Graças a suas reflexões profundas sobre a condição humana e a liberdade, La Boétie é considerado um filósofo de tradição libertária e um precursor do pensamento anarquista.

Discurso sobre a Servidão Voluntária

O "Discurso da Servidão Voluntária", escrito em 1548 quando Étienne de La Boétie tinha 18 anos, é uma crítica à legitimidade dos governantes, chamados por ele de “tiranos”. La Boétie explica de que maneira os povos podem se submeter voluntariamente ao governo de um só homem: em primeiro lugar, pelo hábito, uma vez que quem está acostumado à servidão tende a não questioná-la; em seguida, pela religião e pela superstição que se cria em torno da figura do líder. 

No entanto, não são apenas esses dois métodos os elementos necessários para criar a servidão voluntária: o segredo da dominação consiste em envolver o dominado na própria estrutura da dominação, a saber, uma pirâmide de poder: o tirano domina meia dúzia, essa meia dúzia domina seiscentos, esses seiscentos dominam seis mil, e abaixo desses seis mil vêm todos os outros. Para dominar a meia dúzia, ou seja, os seus cortesãos, o tirano atira-lhes migalhas, e estes, gratos, aceitam a submissão. Essa estrutura de domínio é repetida, então, nos demais níveis: a meia dúzia em relação aos seiscentos; os seiscentos em relação aos seis mil; os seis mil em relação a todos os outros. 

Para La Boétie, os que estão em volta do tirano são os menos livres de todos, pois, se as outras pessoas estão obrigadas a obedecer, esses, além disso, querem antecipar os desejos do tirano, escolhendo, com essa atitude, livremente a própria servidão. Portanto, os que estão na base da pirâmide, os camponeses e artesãos, são, em certo sentido, mais livres e mais felizes, pois após obedecerem a uma ordem, podem gastar o resto do tempo com o que quiserem; já os cortesãos, por estarem próximos ao tirano, estão afastados dessa liberdade. 

O autor quer levar seus leitores a refletir sobre uma questão que está na base da política: o motivo que leva as pessoas a obedecerem. Concretamente, o que está por trás dessa questão é entender a causa que pode levar uma pessoa a abrir mão de sua própria liberdade, já que, para obtê-la, o homem precisa apenas desejá-la. Assim, a servidão voluntária, em La Boétie, se refere à perda do desejo de liberdade, uma vez que, “os homens, enquanto neles houver algo de humano, só se deixam subjugar se forem forçados ou enganados”. Para ele, é possível que os homens percam a liberdade pela força, mas o que surpreende é o fato de não lutarem para reconquistá-la. 

No livro, são descritos três tipos de tiranos: os que chegam ao poder pela eleição do povo, pela força ou pela sucessão de raça.
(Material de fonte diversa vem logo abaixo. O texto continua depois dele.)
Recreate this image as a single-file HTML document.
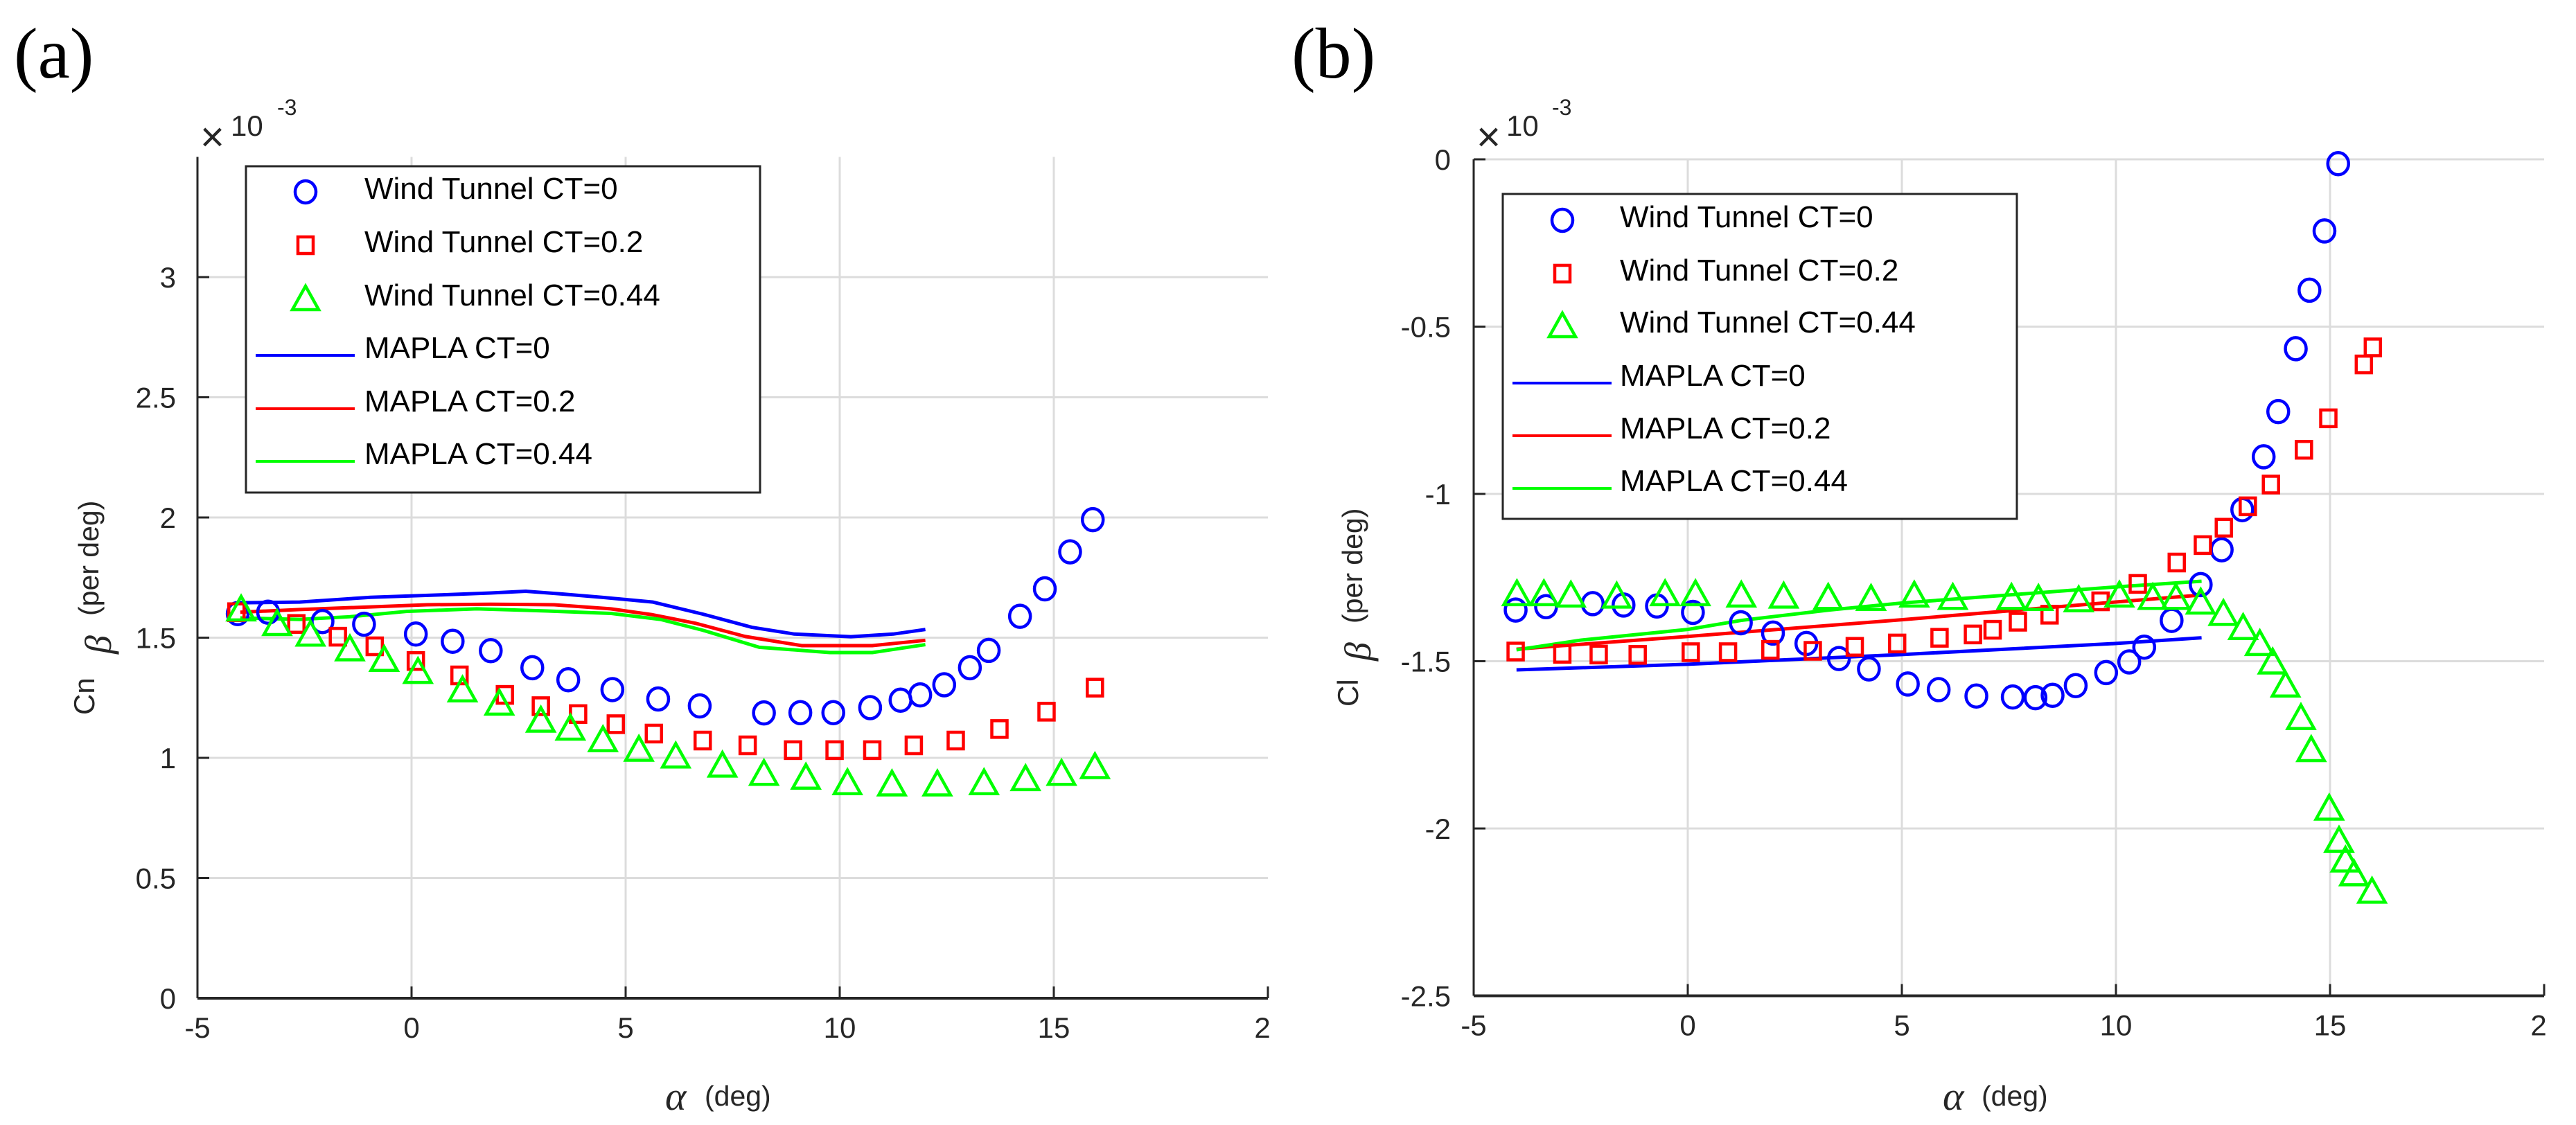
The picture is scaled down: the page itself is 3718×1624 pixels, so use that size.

Mas, independentemente da forma como o tirano tenha chegado ao poder, o que intriga é o fato de as pessoas continuarem a obedecê-lo mesmo quando prejudicadas por ele. O autor defende ainda a igualdade de todos os homens na dimensão política: “Uma coisa é claríssima na natureza, tão clara que a ninguém é permitido ser cego a tal respeito, e é o fato de a natureza, ministra de Deus e governanta dos homens, nos ter feito todos iguais, com igual forma, aparentemente num mesmo molde, de forma a que todos nos reconhecêssemos como companheiros ou mesmo irmãos”.